I then note that \$I=-\frac{dQ}{dt}\$ and so taking the derivative of my calculated formula \$Q(t)=Q_0 e^{-\frac{t}{RC}}\$, I get that the current as a function of time is
$$I(t)=\frac{Q_0}{RC}e^{-\frac{t}{RC}}$$
But now from Ohm's law (\$V=I\cdot R\$) I can get the voltage as a function of time simply by multiplying my function \$I(t)=\frac{Q_0}{RC}e^{-\frac{t}{RC}}\$ by \$R\$, so that I have
$$V(t)=\frac{Q_0}{C}e^{-\frac{t}{RC}}$$ or since \$V_0 =\frac{Q_0}{C}\$ I get
$$V(t)=V_0 e^{-\frac{t}{RC}}$$
I know that this is the correct answer since multiple sources corroborate it. But now suppose I have a source-free discharging RLC circuit like this one shown.
My textbook (Electricity and Magnetism, Purcell and Morin) calculates that the voltage with respect to time is of the form
$$V(t)=e^{-\alpha t}(Acos(\omega t)+Bsin(\omega t))$$
and I can easily follow the steps as to why.

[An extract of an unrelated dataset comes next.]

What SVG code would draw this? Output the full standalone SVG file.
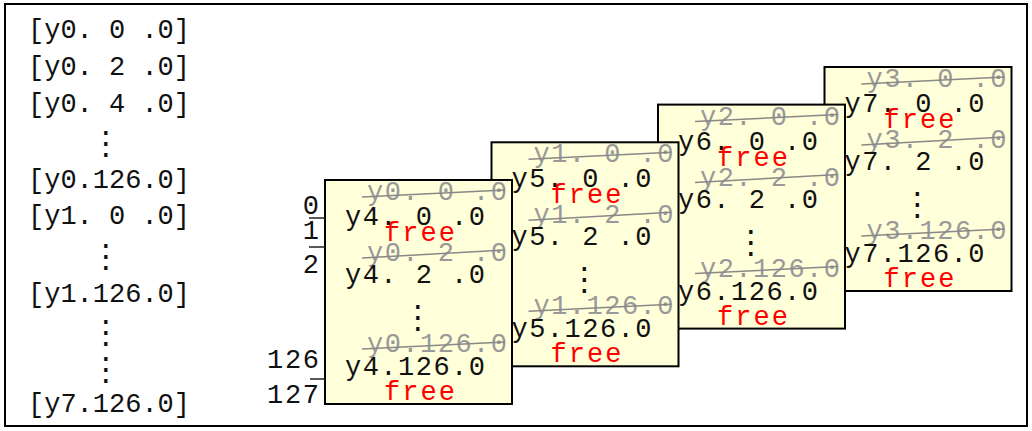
<svg xmlns="http://www.w3.org/2000/svg" width="1032" height="431" viewBox="0 0 1032 431">
<style>
.m{font-family:"Liberation Mono","DejaVu Sans Mono",monospace;font-size:27px}
.v{font-family:"DejaVu Sans",sans-serif;font-size:32px;text-anchor:middle}
.k{fill:#111}
.g{fill:#999}
.r{fill:#ff0000}
.s{stroke:#888;stroke-width:1.5;fill:none}
.card{fill:#ffffd9;stroke:#000;stroke-width:2}
.tick{stroke:#222;stroke-width:1.5}
</style>
<rect x="5" y="4" width="1022" height="422" fill="#fff" stroke="#000" stroke-width="2"/>
<g id="list">
<text class="m k" x="28" y="38" textLength="162">[y0. 0 .0]</text>
<text class="m k" x="28" y="75" textLength="162">[y0. 2 .0]</text>
<text class="m k" x="28" y="112" textLength="162">[y0. 4 .0]</text>
<text class="v k" x="106" y="154">⋮</text>
<text class="m k" x="28" y="188" textLength="162">[y0.126.0]</text>
<text class="m k" x="28" y="224" textLength="162">[y1. 0 .0]</text>
<text class="v k" x="106" y="267">⋮</text>
<text class="m k" x="28" y="302" textLength="162">[y1.126.0]</text>
<text class="v k" x="106" y="343">⋮</text>
<text class="v k" x="106" y="380">⋮</text>
<text class="m k" x="28" y="412" textLength="162">[y7.126.0]</text>
</g>
<g id="card3" transform="translate(824.5,67)">
<rect class="card" x="0" y="0" width="187" height="224"/>
<text class="m g" x="42" y="20" textLength="140">y3. 0 .0</text>
<line class="s" x1="37" y1="17" x2="180" y2="10"/>
<text class="m k" x="20" y="45" textLength="140">y7. 0 .0</text>
<text class="m r" x="59" y="61" textLength="71">free</text>
<text class="m g" x="42" y="81" textLength="140">y3. 2 .0</text>
<line class="s" x1="37" y1="78" x2="180" y2="70"/>
<text class="m k" x="20" y="103" textLength="140">y7. 2 .0</text>
<text class="v k" x="93" y="148">⋮</text>
<text class="m g" x="42" y="172" textLength="140">y3.126.0</text>
<line class="s" x1="37" y1="169" x2="180" y2="162"/>
<text class="m k" x="20" y="195" textLength="140">y7.126.0</text>
<text class="m r" x="59" y="220" textLength="71">free</text>
</g>
<g id="card2" transform="translate(658,104.6)">
<rect class="card" x="0" y="0" width="187" height="224"/>
<text class="m g" x="42" y="20" textLength="140">y2. 0 .0</text>
<line class="s" x1="37" y1="17" x2="180" y2="10"/>
<text class="m k" x="20" y="45" textLength="140">y6. 0 .0</text>
<text class="m r" x="59" y="61" textLength="71">free</text>
<text class="m g" x="42" y="81" textLength="140">y2. 2 .0</text>
<line class="s" x1="37" y1="78" x2="180" y2="70"/>
<text class="m k" x="20" y="103" textLength="140">y6. 2 .0</text>
<text class="v k" x="93" y="148">⋮</text>
<text class="m g" x="42" y="172" textLength="140">y2.126.0</text>
<line class="s" x1="37" y1="169" x2="180" y2="162"/>
<text class="m k" x="20" y="195" textLength="140">y6.126.0</text>
<text class="m r" x="59" y="220" textLength="71">free</text>
</g>
<g id="card1" transform="translate(491.5,142.3)">
<rect class="card" x="0" y="0" width="187" height="224"/>
<text class="m g" x="42" y="20" textLength="140">y1. 0 .0</text>
<line class="s" x1="37" y1="17" x2="180" y2="10"/>
<text class="m k" x="20" y="45" textLength="140">y5. 0 .0</text>
<text class="m r" x="59" y="61" textLength="71">free</text>
<text class="m g" x="42" y="81" textLength="140">y1. 2 .0</text>
<line class="s" x1="37" y1="78" x2="180" y2="70"/>
<text class="m k" x="20" y="103" textLength="140">y5. 2 .0</text>
<text class="v k" x="93" y="148">⋮</text>
<text class="m g" x="42" y="172" textLength="140">y1.126.0</text>
<line class="s" x1="37" y1="169" x2="180" y2="162"/>
<text class="m k" x="20" y="195" textLength="140">y5.126.0</text>
<text class="m r" x="59" y="220" textLength="71">free</text>
</g>
<g id="card0" transform="translate(325,180)">
<rect class="card" x="0" y="0" width="187" height="224"/>
<text class="m g" x="42" y="20" textLength="140">y0. 0 .0</text>
<line class="s" x1="37" y1="17" x2="180" y2="10"/>
<text class="m k" x="20" y="45" textLength="140">y4. 0 .0</text>
<text class="m r" x="59" y="61" textLength="71">free</text>
<text class="m g" x="42" y="81" textLength="140">y0. 2 .0</text>
<line class="s" x1="37" y1="78" x2="180" y2="70"/>
<text class="m k" x="20" y="103" textLength="140">y4. 2 .0</text>
<text class="v k" x="93" y="148">⋮</text>
<text class="m g" x="42" y="172" textLength="140">y0.126.0</text>
<line class="s" x1="37" y1="169" x2="180" y2="162"/>
<text class="m k" x="20" y="195" textLength="140">y4.126.0</text>
<text class="m r" x="59" y="220" textLength="71">free</text>
</g>
<g id="rowlabels">
<text class="m k" x="319" y="214" text-anchor="end">0</text>
<text class="m k" x="319" y="239" text-anchor="end">1</text>
<text class="m k" x="319" y="273" text-anchor="end">2</text>
<text class="m k" x="319" y="368" text-anchor="end" textLength="52">126</text>
<text class="m k" x="319" y="403" text-anchor="end" textLength="52">127</text>
<line class="tick" x1="309" y1="218" x2="325" y2="218"/>
<line class="tick" x1="309" y1="247" x2="325" y2="247"/>
<line class="tick" x1="310" y1="379" x2="325" y2="379"/>
</g>
</svg>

Then since for our circuit we have that \$I=-C\frac{dV}{dt}\$, we can calculate the current by deriving the voltage formula and we get that
$$I(t)=-C\frac{dV}{dt}=AC\omega (\sin(\omega t)+\frac{\alpha}{\omega}\cos(\omega t))e^{-\alpha t}$$
But now if I simply applied Ohm's law by dividing the original equation for by voltage \$V(t)=e^{-\alpha t}(Acos(\omega t)+Bsin(\omega t))\$ by \$R\$ I get a totally different answer:
$$I(t)=\frac{1}{R}e^{-\alpha t}(Acos(\omega t)+Bsin(\omega t))$$
In this form of the answer, the phase difference between the current and voltage seems to have completely disappeared, so why does the straightforward application of Ohm's law not produce the correct result?
Best Answer
The place where beginners usually screw up with Ohm's law is by not being clear about which voltage and/or which current they are referring to.
Ohm's law relates the voltage across the resistor to the current through the resistor.
"V" in your diagram is not the voltage across the resistor; it is the voltage across the capacitor.